We invite papers on the topics below. Submissions for panels or roundtables not listed here are also welcome.
• "Troubling Topics, Sacred Texts": Sacred texts continue to inspire a diversity of scholarship that seeks to transform the ancient into the contemporary, the remote into the immediate, and the distant into the visceral experience. At the same time, the texts confront a plethora of troubling topics. Reflecting the spirit of comparative studies in religion seriously engaging two or more religious traditions around a common topic and the recent publication of Troubling Topics, Sacred Texts: Readings in Hebrew Bible, New Testament, Qur’an (De Gruyter 2021), this panel focuses attention on how not only sacred texts themselves but their religious inflections function to manage, signify, and negotiate the most troubling of topics. Veering towards a cultural studies lens, the panel seeks to remove the auratic nature of texts and recognize the profound cultural consequences of their receptions, cooption, and polemic power. In addition to a polymorophous array of troubling topics, a variety of discursive methodologies is also invited. All are ways to better appreciate the rich landscape that inspired the many voices, often hidden in plain sight, of these texts. Invitations will be made but submissions by those inspired by the topic are invited. Please contact Roberta Sabbath, University of Nevada, Las Vegas. Email: firstname.lastname@example.org.

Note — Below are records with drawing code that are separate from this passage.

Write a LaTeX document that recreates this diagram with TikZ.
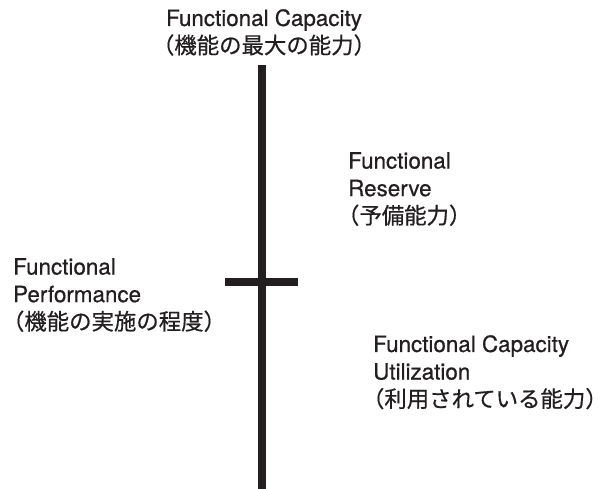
\documentclass[tikz,border=0pt]{standalone}
\usepackage{fontspec}
\setmainfont[FakeBold=0.6]{TeX Gyre Heros}
\newfontfamily\jfont[FakeBold=0.6]{Noto Sans CJK JP}
\usetikzlibrary{positioning}
\definecolor{ink}{HTML}{231F20}
\newcommand\jopen{\kern-.5em（}
\newcommand\jclose{）\kern-.5em}

\begin{document}
\begin{tikzpicture}[x=1pt,y=-1pt,
  bar/.style={draw=ink,line width=7.5pt},
  label/.style={inner sep=0,align=left,text=ink,font=\fontsize{22.4}{27.6}\selectfont}]
\useasboundingbox (0,0) rectangle (604,488);

% Scale
\coordinate (top) at (262,65);
\coordinate (bottom) at (262,490);
\coordinate (tickl) at (225,282);
\coordinate (tickr) at (298,282);
\draw[bar] (top) -- (bottom);
\draw[bar] (tickl) -- (tickr);

% Labels
\node (capacity) at (264,9) [label,anchor=north,align=center]
{Functional Capacity\\{\jfont\jopen 機能の最大の能力\jclose}};
\node (reserve) at (348,152) [label,anchor=north west]
{Functional\\Reserve\\{\jfont\jopen 予備能力\jclose}};
\node (performance) at (13,258) [label,anchor=north west]
{Functional\\Performance\\{\jfont\jopen 機能の実施の程度\jclose}};
\node (utilization) at (373,335) [label,anchor=north west]
{Functional Capacity\\Utilization\\{\jfont\jopen 利用されている能力\jclose}};

\end{tikzpicture}
\end{document}
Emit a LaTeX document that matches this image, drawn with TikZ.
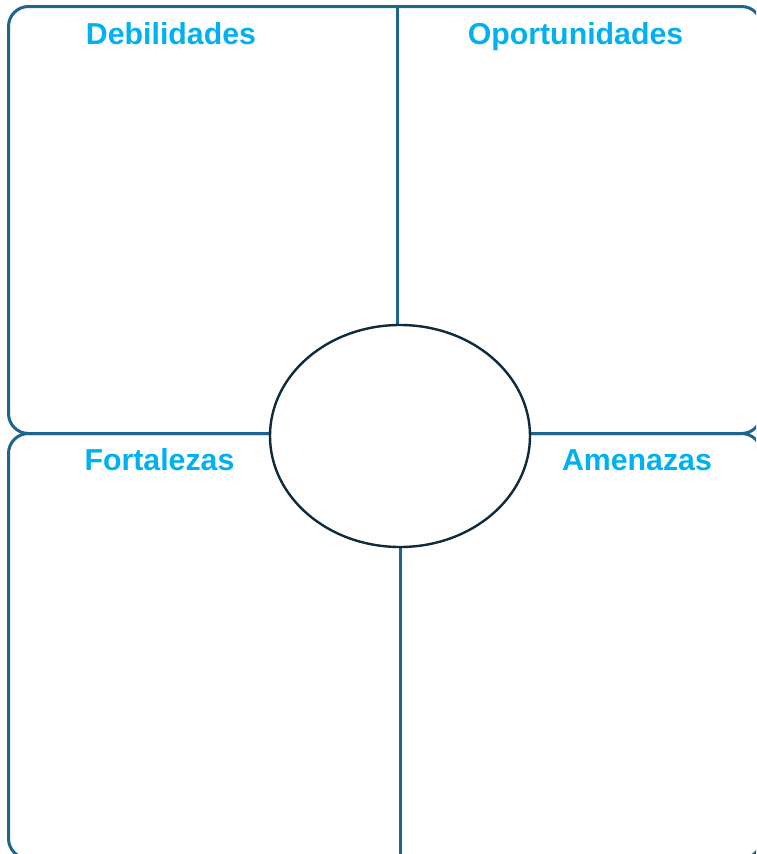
\documentclass[tikz,border=0pt]{standalone}
\usepackage{fontspec}
\setmainfont{Liberation Sans}
\newfontfamily\titlefont{Liberation Sans Bold}
\usetikzlibrary{shapes.geometric}
\definecolor{boxline}{RGB}{31,100,140}
\definecolor{ellline}{RGB}{14,42,59}
\definecolor{titlecol}{RGB}{0,176,240}
\tikzset{
  panel/.style={draw=boxline, line width=3pt, rounded corners=20pt, rectangle, inner sep=0pt},
  divider/.style={draw=boxline, line width=3pt},
  centre/.style={ellipse, draw=ellline, line width=2.4pt, fill=white, inner sep=0pt},
  heading/.style={text=titlecol, anchor=base, inner sep=0pt, font=\titlefont\fontsize{30.3}{35}\selectfont}
}
\begin{document}
\begin{tikzpicture}[x=1pt,y=-1pt]
\useasboundingbox (0,0) rectangle (756,854);
\clip (0,0) rectangle (756,854);
\node[panel, minimum width=753pt, minimum height=427pt, anchor=north west] (top) at (7,5) {};
\node[panel, minimum width=753pt, minimum height=425pt, anchor=north west] (bottom) at (7,432) {};
\coordinate (vt) at (397,5);
\coordinate (vtm) at (397,436);
\coordinate (vb) at (400,857);
\coordinate (vbm) at (400,436);
\draw[divider] (vt) -- (vtm);
\draw[divider] (vbm) -- (vb);
\node[centre, minimum width=260pt, minimum height=222pt] (c) at (400,436) {};
\node[heading] (d) at (171,44) {Debilidades};
\node[heading] (o) at (575.5,44) {Oportunidades};
\node[heading] (f) at (159.5,470) {Fortalezas};
\node[heading] (a) at (637,470) {Amenazas};
\end{tikzpicture}
\end{document}
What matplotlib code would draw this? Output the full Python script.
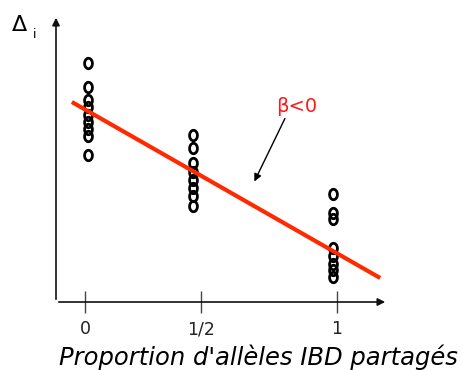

• "Poison, Poisoners, & Religion": This comparative panel aims to bring together scholars whose research engages relationships between religion and poison or poisoners, broadly defined. In particular, as we aim for the panel to be comparative in terms of method, papers would ideally themselves contain elements of a comparative project. That said, “poison,” herein, can refer to all sorts of phenomena, from the metaphoric to the literal, from the creation and casting of poison to the religious elements of antidotes, from the venom of sacred animals to religion as poison. Please contact Eric Mortensen. Professor of Religious Studies at Guilford College. Email: email@example.com.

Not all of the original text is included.